Il rischio nel rischio? Il fatto che entro fine anno la Bce tenga fede a quanto annunciato rispetto allo stop del reinvestimento titoli del Pepp, il programma di acquisto pandemico. Di fatto, ciò che sta mantenendo ancora sotto quota 150 il nostro differenziale. E, soprattutto, ancora in area 4% il rendimento del decennale benchmark, ciò che conta davvero sul mercato. Se le banche francesi scaricano e la Bce tramuta il detenuto a maturazione in negoziabile, dove finirà il nostro spread? Chi comprerà l’outstanding? A quale valore di negoziazione sulla parità?
Semplice, le nostre banche. Capito perché il Mef ha indetto un’asta alla settimana da inizio anno, praticamente inventandosi emissioni che nemmeno un genio del marketing avrebbe saputo partorire? Ma ora che il Signor Rossi è senza extra-risparmi da investire e facilmente ha ancora i polpastrelli scottati dai Btp indicizzati, l’unica alternativa è il ritorno in grande stile del doom loop. Il quale necessiterebbe di dirottare impieghi verso il sostegno del debito, invece che del credito a imprese e famiglie. In un contesto di tassi ancora alti e destinati a rimanere tali a lungo e con un livello di sofferenze e incagli che, da qui all’autunno, appaiono destinati a crescere, non fosse altro per la cloaca dei crediti congelati del Superbonus che rischia di esondare.

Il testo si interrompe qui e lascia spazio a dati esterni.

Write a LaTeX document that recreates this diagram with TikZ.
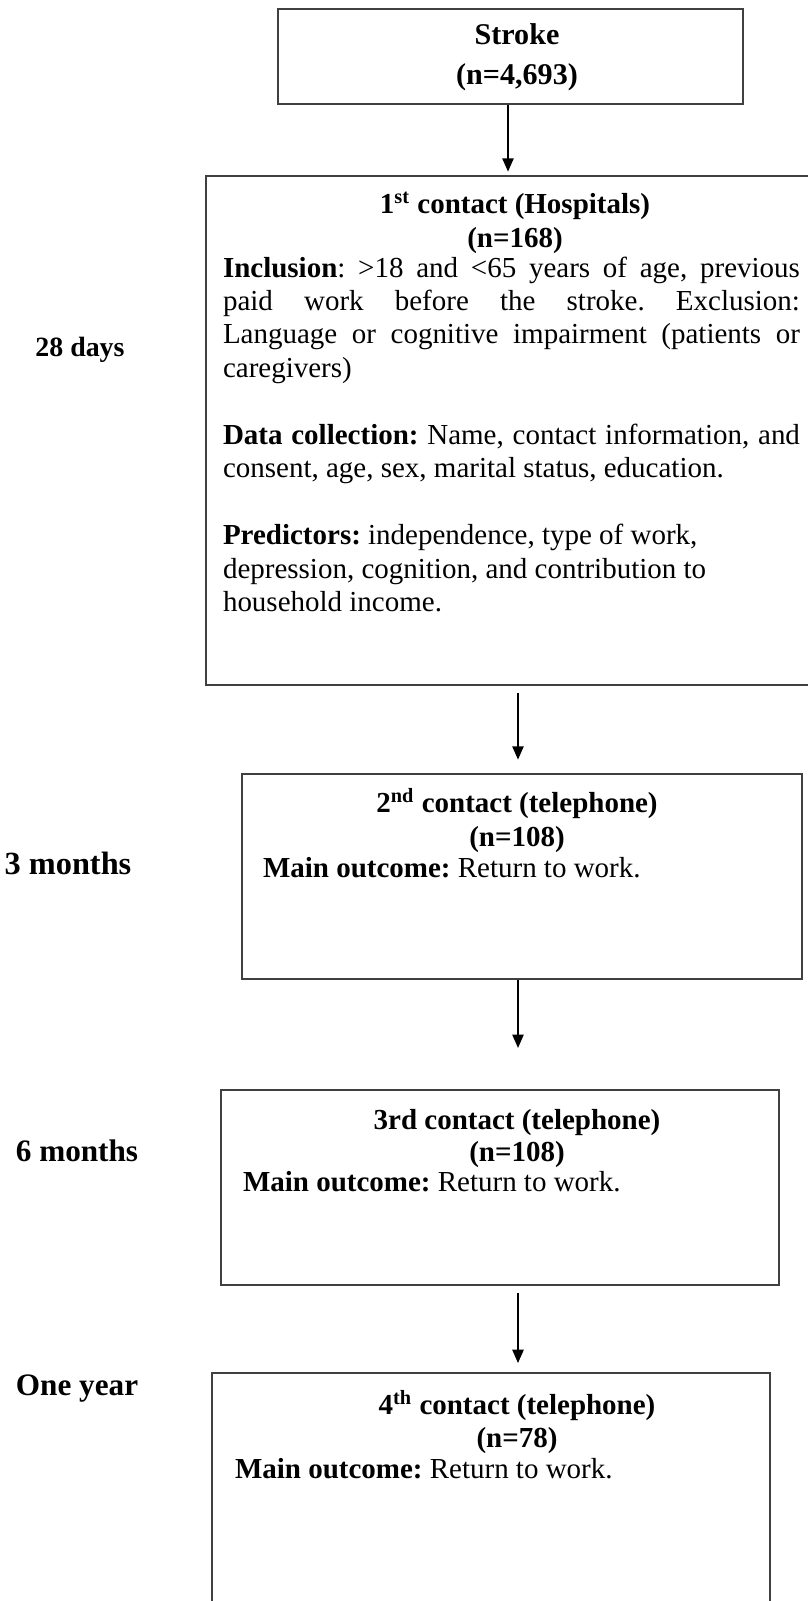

Ovviamente nessuno vi racconta questa storia. Molto più semplice per il Governo attaccare la Bce, mentre l’opposizione agita lo spread come uno spauracchio, pronta a prospettare un contagio nero francese anche per i nostri conti. La questione è antica, invece. E strutturale. E tutta in mano all’Europa e alla Bce. Ma con Olaf Scholz che, stante il pieno di voti dei rigoristi Cdu alle Europee, per sopravvivere ora dovrà lisciare il pelo ai falchi della Bundesbank e cercare capri espiatori e cortine fumogene in Europa e un Patto di stabilità che già ci condanna per un deficit che è ben oltre il doppio del 3% consentito, c’è poco da sperare in mediazioni. Tanto più che, fino a oggi, era stata proprio la Banque de France a operare di sponda con Bankitalia per cercare di arginare le tentazioni di austerity sui conti dei tedeschi.
Attenzione a non guardare troppo il dito degli Oat o della Bce, indicato in maniera bipartisan, ancorché con inclinazioni differenti. Perché la Luna siamo noi. E i Btp. E cominciano già oggi a circolare nubi e foschie poco confortanti.